** TASK PROMPT **
From the listing below, copy word for word every line starting at the one that includes "Write a Python" and ending at the one that includes "bottom += vals"; the pictures are omitted.

** MATERIAL FOR THIS TASK **
— BEGIN —

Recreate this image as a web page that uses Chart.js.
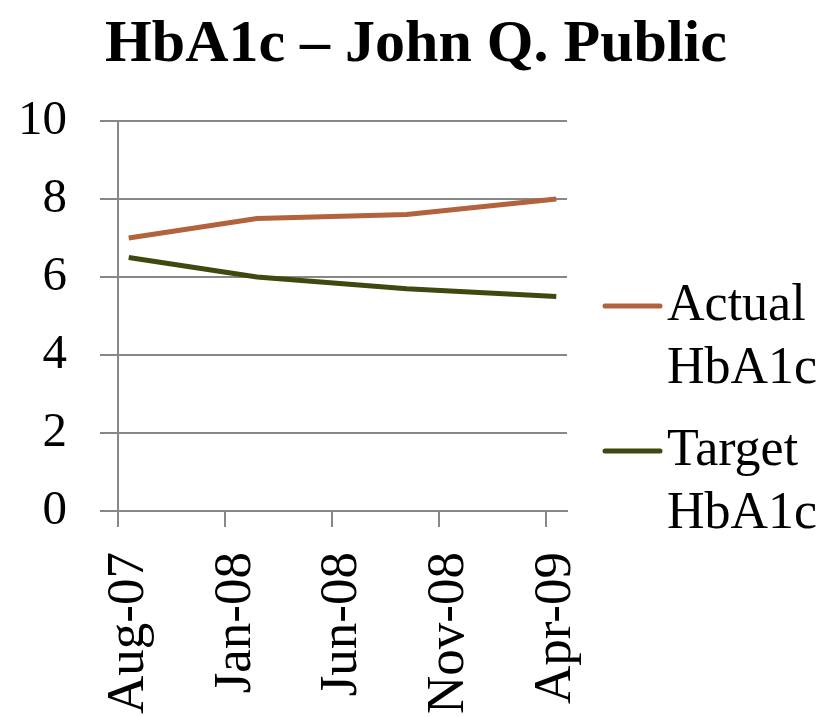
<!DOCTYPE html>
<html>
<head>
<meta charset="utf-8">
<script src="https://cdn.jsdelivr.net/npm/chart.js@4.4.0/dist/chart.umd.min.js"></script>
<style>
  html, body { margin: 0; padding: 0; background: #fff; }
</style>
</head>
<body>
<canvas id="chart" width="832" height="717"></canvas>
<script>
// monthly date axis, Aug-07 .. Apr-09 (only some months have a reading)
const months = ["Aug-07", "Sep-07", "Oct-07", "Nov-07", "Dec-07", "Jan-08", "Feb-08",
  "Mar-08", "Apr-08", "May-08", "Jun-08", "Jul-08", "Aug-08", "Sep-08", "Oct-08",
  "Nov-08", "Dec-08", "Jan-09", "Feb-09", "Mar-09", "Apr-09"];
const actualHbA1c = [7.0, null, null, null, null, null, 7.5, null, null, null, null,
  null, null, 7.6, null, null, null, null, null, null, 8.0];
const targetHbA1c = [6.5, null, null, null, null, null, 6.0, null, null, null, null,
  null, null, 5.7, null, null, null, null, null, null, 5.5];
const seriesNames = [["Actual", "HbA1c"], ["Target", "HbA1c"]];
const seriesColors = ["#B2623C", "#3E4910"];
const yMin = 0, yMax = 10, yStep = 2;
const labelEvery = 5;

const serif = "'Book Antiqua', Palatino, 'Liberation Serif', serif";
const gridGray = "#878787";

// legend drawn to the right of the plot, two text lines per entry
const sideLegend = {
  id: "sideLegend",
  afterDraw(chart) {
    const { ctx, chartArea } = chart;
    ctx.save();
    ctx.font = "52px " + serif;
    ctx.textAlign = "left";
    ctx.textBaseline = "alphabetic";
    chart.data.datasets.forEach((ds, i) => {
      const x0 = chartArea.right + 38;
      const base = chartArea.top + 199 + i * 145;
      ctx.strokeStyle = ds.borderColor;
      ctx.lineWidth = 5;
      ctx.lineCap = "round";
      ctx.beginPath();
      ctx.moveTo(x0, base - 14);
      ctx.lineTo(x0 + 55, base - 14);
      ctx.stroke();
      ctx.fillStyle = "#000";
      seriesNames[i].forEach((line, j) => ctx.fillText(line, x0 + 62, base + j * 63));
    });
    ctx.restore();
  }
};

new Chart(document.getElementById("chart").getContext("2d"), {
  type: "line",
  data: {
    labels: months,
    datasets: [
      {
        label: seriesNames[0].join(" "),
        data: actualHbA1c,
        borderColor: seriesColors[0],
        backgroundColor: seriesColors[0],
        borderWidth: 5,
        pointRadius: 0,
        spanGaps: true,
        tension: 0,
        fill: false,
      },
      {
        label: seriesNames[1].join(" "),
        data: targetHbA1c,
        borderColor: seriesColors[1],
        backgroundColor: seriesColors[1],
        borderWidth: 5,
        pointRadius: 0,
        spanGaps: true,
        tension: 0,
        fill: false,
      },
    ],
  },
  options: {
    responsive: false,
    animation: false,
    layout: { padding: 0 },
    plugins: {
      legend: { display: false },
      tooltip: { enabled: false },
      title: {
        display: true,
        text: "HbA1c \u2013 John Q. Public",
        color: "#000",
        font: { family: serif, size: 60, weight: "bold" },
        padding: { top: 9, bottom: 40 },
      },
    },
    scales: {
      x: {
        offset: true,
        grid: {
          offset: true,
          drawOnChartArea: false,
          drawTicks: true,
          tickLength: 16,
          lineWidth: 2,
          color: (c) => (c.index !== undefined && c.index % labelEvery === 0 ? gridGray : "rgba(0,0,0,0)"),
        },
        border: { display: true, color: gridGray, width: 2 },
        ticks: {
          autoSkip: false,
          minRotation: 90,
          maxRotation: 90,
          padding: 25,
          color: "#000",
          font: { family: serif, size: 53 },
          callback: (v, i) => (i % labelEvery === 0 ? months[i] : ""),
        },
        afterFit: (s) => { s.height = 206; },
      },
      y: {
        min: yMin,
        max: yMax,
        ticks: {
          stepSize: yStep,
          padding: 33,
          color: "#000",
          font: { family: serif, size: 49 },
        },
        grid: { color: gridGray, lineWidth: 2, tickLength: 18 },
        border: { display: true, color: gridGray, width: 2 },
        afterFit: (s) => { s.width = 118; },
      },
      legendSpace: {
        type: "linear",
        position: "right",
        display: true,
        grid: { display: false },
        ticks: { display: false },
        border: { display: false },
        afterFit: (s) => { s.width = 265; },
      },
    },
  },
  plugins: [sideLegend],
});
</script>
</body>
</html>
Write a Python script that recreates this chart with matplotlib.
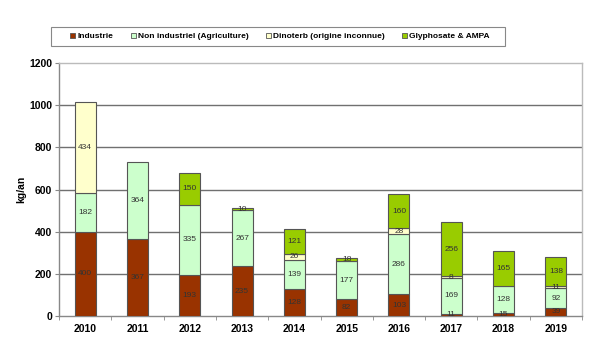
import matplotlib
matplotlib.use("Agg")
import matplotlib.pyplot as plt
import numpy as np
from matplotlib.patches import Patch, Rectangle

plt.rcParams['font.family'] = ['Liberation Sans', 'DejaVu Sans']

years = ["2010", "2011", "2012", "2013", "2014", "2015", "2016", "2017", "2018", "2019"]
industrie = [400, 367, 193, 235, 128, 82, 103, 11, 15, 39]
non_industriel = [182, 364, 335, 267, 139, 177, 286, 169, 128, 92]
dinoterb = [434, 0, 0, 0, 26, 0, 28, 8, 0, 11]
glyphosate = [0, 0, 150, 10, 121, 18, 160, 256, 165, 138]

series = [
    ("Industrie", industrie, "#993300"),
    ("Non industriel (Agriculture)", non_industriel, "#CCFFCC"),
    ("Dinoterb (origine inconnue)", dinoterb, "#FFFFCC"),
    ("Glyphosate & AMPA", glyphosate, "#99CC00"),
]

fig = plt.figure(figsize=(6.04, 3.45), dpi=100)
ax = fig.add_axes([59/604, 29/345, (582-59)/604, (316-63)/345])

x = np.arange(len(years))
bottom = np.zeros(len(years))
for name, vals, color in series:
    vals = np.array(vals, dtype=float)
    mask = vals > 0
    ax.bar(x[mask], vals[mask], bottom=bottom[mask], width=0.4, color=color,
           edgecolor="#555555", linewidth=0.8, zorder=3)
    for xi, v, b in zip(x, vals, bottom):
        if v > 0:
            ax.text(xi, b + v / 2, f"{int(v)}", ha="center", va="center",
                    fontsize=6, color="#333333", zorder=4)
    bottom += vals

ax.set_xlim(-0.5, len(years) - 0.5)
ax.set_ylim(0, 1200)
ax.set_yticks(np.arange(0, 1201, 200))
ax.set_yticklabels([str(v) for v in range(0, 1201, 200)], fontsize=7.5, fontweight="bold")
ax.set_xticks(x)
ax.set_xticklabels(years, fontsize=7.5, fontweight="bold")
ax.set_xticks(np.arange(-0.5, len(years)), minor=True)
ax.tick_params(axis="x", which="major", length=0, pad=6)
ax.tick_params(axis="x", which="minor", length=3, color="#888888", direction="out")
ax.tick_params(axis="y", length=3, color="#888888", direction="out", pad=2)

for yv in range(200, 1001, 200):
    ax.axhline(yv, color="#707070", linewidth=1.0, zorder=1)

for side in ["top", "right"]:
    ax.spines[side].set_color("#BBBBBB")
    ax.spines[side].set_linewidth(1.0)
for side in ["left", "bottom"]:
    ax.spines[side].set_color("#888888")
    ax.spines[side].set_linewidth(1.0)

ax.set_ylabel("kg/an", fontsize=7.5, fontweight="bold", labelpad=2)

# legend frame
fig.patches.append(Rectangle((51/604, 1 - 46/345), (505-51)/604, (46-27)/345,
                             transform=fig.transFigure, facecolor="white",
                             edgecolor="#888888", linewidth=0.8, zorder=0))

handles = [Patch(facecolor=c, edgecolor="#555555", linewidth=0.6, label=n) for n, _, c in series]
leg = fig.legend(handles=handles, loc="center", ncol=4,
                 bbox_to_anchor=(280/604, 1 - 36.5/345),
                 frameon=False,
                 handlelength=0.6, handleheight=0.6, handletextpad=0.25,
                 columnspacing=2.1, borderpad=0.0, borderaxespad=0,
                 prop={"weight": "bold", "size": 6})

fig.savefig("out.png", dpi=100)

— END —

** RESULT **
Write a Python script that recreates this chart with matplotlib.
import matplotlib
matplotlib.use("Agg")
import matplotlib.pyplot as plt
import numpy as np
from matplotlib.patches import Patch, Rectangle

plt.rcParams['font.family'] = ['Liberation Sans', 'DejaVu Sans']

years = ["2010", "2011", "2012", "2013", "2014", "2015", "2016", "2017", "2018", "2019"]
industrie = [400, 367, 193, 235, 128, 82, 103, 11, 15, 39]
non_industriel = [182, 364, 335, 267, 139, 177, 286, 169, 128, 92]
dinoterb = [434, 0, 0, 0, 26, 0, 28, 8, 0, 11]
glyphosate = [0, 0, 150, 10, 121, 18, 160, 256, 165, 138]

series = [
    ("Industrie", industrie, "#993300"),
    ("Non industriel (Agriculture)", non_industriel, "#CCFFCC"),
    ("Dinoterb (origine inconnue)", dinoterb, "#FFFFCC"),
    ("Glyphosate & AMPA", glyphosate, "#99CC00"),
]

fig = plt.figure(figsize=(6.04, 3.45), dpi=100)
ax = fig.add_axes([59/604, 29/345, (582-59)/604, (316-63)/345])

x = np.arange(len(years))
bottom = np.zeros(len(years))
for name, vals, color in series:
    vals = np.array(vals, dtype=float)
    mask = vals > 0
    ax.bar(x[mask], vals[mask], bottom=bottom[mask], width=0.4, color=color,
           edgecolor="#555555", linewidth=0.8, zorder=3)
    for xi, v, b in zip(x, vals, bottom):
        if v > 0:
            ax.text(xi, b + v / 2, f"{int(v)}", ha="center", va="center",
                    fontsize=6, color="#333333", zorder=4)
    bottom += vals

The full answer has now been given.